Associated Press - "The government of Equatorial Guinea says the African country's ruler of 30 years has been re-elected with 95.37 percent of votes, while opponents and international human rights groups denounced the electoral process in Africa's No. 3 oil producer as fraudulent."
[1] - "It was another election in which the voters had a gun held to their heads – literally, in the case of one opposition official, who had a pistol applied to his temple to encourage him to sign off on rigged returns."
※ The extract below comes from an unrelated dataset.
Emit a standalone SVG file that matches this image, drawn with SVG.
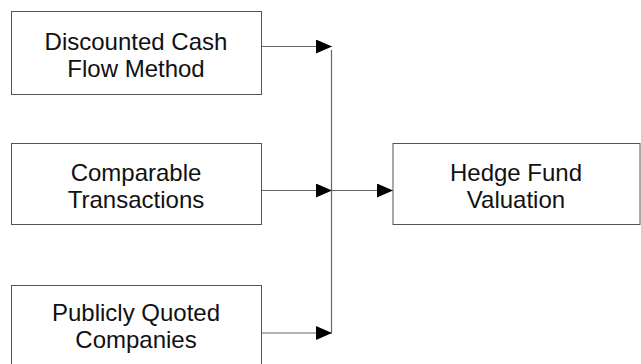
<svg xmlns="http://www.w3.org/2000/svg" width="641" height="364" viewBox="0 0 641 364">
  <defs>
    <marker id="arrow" markerWidth="16" markerHeight="14" refX="16" refY="7" orient="auto" markerUnits="userSpaceOnUse">
      <path d="M0,0 L16,7 L0,14 Z" fill="#000"/>
    </marker>
  </defs>
  <style>
    .box { fill: #fff; stroke: #555; stroke-width: 1; }
    .label { font-family: "Liberation Sans", Arial, sans-serif; font-size: 24px; fill: #111; text-anchor: middle; }
    .wire { fill: none; stroke: #666; stroke-width: 1.2; }
  </style>
  <rect width="641" height="364" fill="#fff"/>

  <g id="connectors">
    <line class="wire" x1="331.5" y1="50" x2="331.5" y2="333"/>
    <line class="wire" x1="261" y1="46.5" x2="332" y2="46.5" marker-end="url(#arrow)"/>
    <line class="wire" x1="261" y1="190.5" x2="332" y2="190.5" marker-end="url(#arrow)"/>
    <line class="wire" x1="261" y1="333" x2="332" y2="333" marker-end="url(#arrow)"/>
    <line class="wire" x1="331.5" y1="190.5" x2="393" y2="190.5" marker-end="url(#arrow)"/>
  </g>

  <g id="node-dcf">
    <rect class="box" x="11.5" y="11.5" width="250" height="83"/>
    <text class="label" x="136" y="50">Discounted Cash</text>
    <text class="label" x="136" y="77">Flow Method</text>
  </g>

  <g id="node-comparable">
    <rect class="box" x="11.5" y="143.5" width="250" height="81"/>
    <text class="label" x="136" y="181">Comparable</text>
    <text class="label" x="136" y="208">Transactions</text>
  </g>

  <g id="node-public">
    <rect class="box" x="11.5" y="285.5" width="250" height="83"/>
    <text class="label" x="136" y="321">Publicly Quoted</text>
    <text class="label" x="136" y="348">Companies</text>
  </g>

  <g id="node-hedge">
    <rect class="box" x="393" y="143.5" width="247" height="81"/>
    <text class="label" x="516" y="181">Hedge Fund</text>
    <text class="label" x="516" y="208">Valuation</text>
  </g>
</svg>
It is all well and good to add information, but this article was written in strict accordance with our own NPOV policy and your criticism is completely unfair. I included the positions held by the government as well as those held by the opposition. At no point did I write that the results were legitimate—I simply reported them as the "official results", without casting a POV judgment. Would Jimbo like us to simply declare outright that the election was rigged? The NPOV instructs us to report and attribute the positions held by each side in a controversy, without using language that suggests one side is right and the other is wrong.
Everyking (
talk)
07:40, 8 December 2009 (UTC)reply
Read carefully what he said and what was added. He was a afraid that we were ignoring the predominate 3rd party approach to this election, and quite frankly I agree. A Majority of the media has reported such corruption charges and it seems both the international community and non-profits are looking at it in the same way. I made the changes and commented on them at
User talk:Jimbo Wales, and he feels that the changes are adequate. (And I would have done the same if another editor had offered the same request. He did not ask for us to report the election as false, but rather to ensure that this other perspective was taken into account.)
SADADS (
talk)
13:46, 8 December 2009 (UTC)reply
Your changes are fine with me. What I object to is the notion that the article was some kind of whitewash, when in fact opposition criticisms of the election were given at least as much space as the government and ruling party's positions.
Everyking (
talk)
18:10, 8 December 2009 (UTC)reply
The only substantial difference is the addition of a sentence to the introduction that summarizes what was already discussed later in the article. I'm glad you're content with the article now, though.